_INFORMATION SHOWN_
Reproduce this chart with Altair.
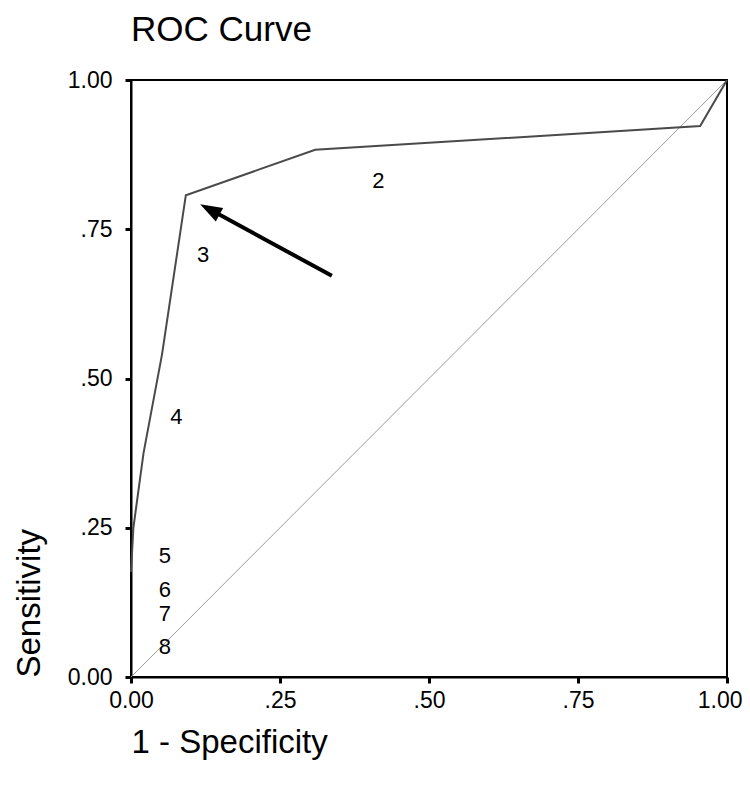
import math
import altair as alt
import pandas as pd

# ---- data ----
roc_fpr = [0.0, 0.004, 0.021, 0.052, 0.092, 0.309, 0.955, 1.0]
roc_tpr = [0.176, 0.25, 0.375, 0.54, 0.807, 0.883, 0.923, 1.0]

diag_x = [0.0, 1.0]
diag_y = [0.0, 1.0]

label_text = ["2", "3", "4", "5", "6", "7", "8"]
label_x = [0.415, 0.121, 0.076, 0.057, 0.057, 0.057, 0.057]
label_y = [0.831, 0.707, 0.436, 0.202, 0.146, 0.106, 0.050]

arrow_tail = [0.337, 0.672]
arrow_tip = [0.116, 0.792]

tick_values = [0.0, 0.25, 0.5, 0.75, 1.0]

W, H = 596, 597
FONT = "Liberation Sans"

roc_df = pd.DataFrame({"fpr": roc_fpr, "tpr": roc_tpr, "order": list(range(len(roc_fpr)))})
diag_df = pd.DataFrame({"fpr": diag_x, "tpr": diag_y})
lab_df = pd.DataFrame({"fpr": label_x, "tpr": label_y, "text": label_text})

# shaft stops a little before the tip (hidden under the head)
shaft_end = [arrow_tip[0] + 0.1 * (arrow_tail[0] - arrow_tip[0]),
             arrow_tip[1] + 0.1 * (arrow_tail[1] - arrow_tip[1])]
shaft_df = pd.DataFrame({"fpr": [arrow_tail[0], shaft_end[0]],
                         "tpr": [arrow_tail[1], shaft_end[1]],
                         "order": [0, 1]})
head_df = pd.DataFrame({"fpr": [arrow_tip[0]], "tpr": [arrow_tip[1]]})

# head orientation in screen pixels
dx = (arrow_tail[0] - arrow_tip[0]) * W
dy = -(arrow_tail[1] - arrow_tip[1]) * H
head_angle = (math.degrees(math.atan2(-dx, dy)) + 360) % 360

label_expr = "datum.value > 0 && datum.value < 1 ? slice(datum.label, 1) : datum.label"

x_scale = alt.Scale(domain=[0, 1], nice=False, zero=False)
y_scale = alt.Scale(domain=[0, 1], nice=False, zero=False)

x_axis = alt.Axis(
    title="1 - Specificity", values=tick_values, format=".2f", labelExpr=label_expr,
    grid=False, domainColor="black", domainWidth=2, tickColor="black", tickWidth=3,
    tickSize=6, labelFont=FONT, labelFontSize=23, labelColor="black", labelPadding=6,
    labelFlush=False, labelOverlap=False,
    labelAlign={"expr": "datum.value == 1 ? 'right' : 'center'"},
    labelOffset={"expr": "datum.value == 1 ? 15 : 0"},
    titleFont=FONT, titleFontSize=33, titleFontWeight="normal", titleColor="black",
    titleAnchor="start", titleAlign="left", titleBaseline="alphabetic", titleX=0, titleY=75,
)
y_axis = alt.Axis(
    title="Sensitivity", values=tick_values, format=".2f", labelExpr=label_expr,
    grid=False, domainColor="black", domainWidth=2, tickColor="black", tickWidth=3,
    tickSize=6, labelFont=FONT, labelFontSize=23, labelColor="black", labelPadding=13,
    labelFlush=False, labelOverlap=False,
    titleFont=FONT, titleFontSize=33, titleFontWeight="normal", titleColor="black",
    titleAngle=270, titleAlign="left", titleBaseline="alphabetic", titleX=-92, titleY=H,
)

base_x = alt.X("fpr:Q", scale=x_scale, axis=x_axis)
base_y = alt.Y("tpr:Q", scale=y_scale, axis=y_axis)

diag = alt.Chart(diag_df).mark_line(color="#9a9a9a", strokeWidth=1).encode(x=base_x, y=base_y)

roc = alt.Chart(roc_df).mark_line(color="#4a4a4a", strokeWidth=2).encode(
    x=base_x, y=base_y, order="order:Q")

labels = alt.Chart(lab_df).mark_text(
    font=FONT, fontSize=22, color="black", align="center", baseline="middle"
).encode(x=base_x, y=base_y, text="text:N")

shaft = alt.Chart(shaft_df).mark_line(color="black", strokeWidth=4, strokeCap="butt").encode(
    x=base_x, y=base_y, order="order:Q")

head = alt.Chart(head_df).mark_point(
    shape="M0,0L0.7,2L-0.7,2Z", size=484, filled=True, color="black", opacity=1,
    angle=head_angle, strokeWidth=0
).encode(x=base_x, y=base_y)

chart = alt.layer(diag, roc, labels, shaft, head).properties(
    width=W, height=H,
    background="white",
    title=alt.TitleParams(
        "ROC Curve", anchor="start", frame="group", font=FONT, fontSize=35,
        fontWeight="normal", color="black", baseline="alphabetic", offset=-7,
    ),
    padding={"left": 123, "top": 72, "right": 15, "bottom": 90},
    autosize=alt.AutoSizeParams(type="none"),
).configure_view(stroke="black", strokeWidth=2)

chart.save("out.html", embed_options={"renderer": "svg", "actions": False})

_CHALLENGE_
Return nothing but the lines running from the start of the data to the line with "roc_tpr = [0.176, 0.25, 0.375, 0.54, 0.807, 0.883, 0.923, 1.0]", please, both ends included and no pictures.

_COMPLETE OUTPUT_
Reproduce this chart with Altair.
import math
import altair as alt
import pandas as pd

# ---- data ----
roc_fpr = [0.0, 0.004, 0.021, 0.052, 0.092, 0.309, 0.955, 1.0]
roc_tpr = [0.176, 0.25, 0.375, 0.54, 0.807, 0.883, 0.923, 1.0]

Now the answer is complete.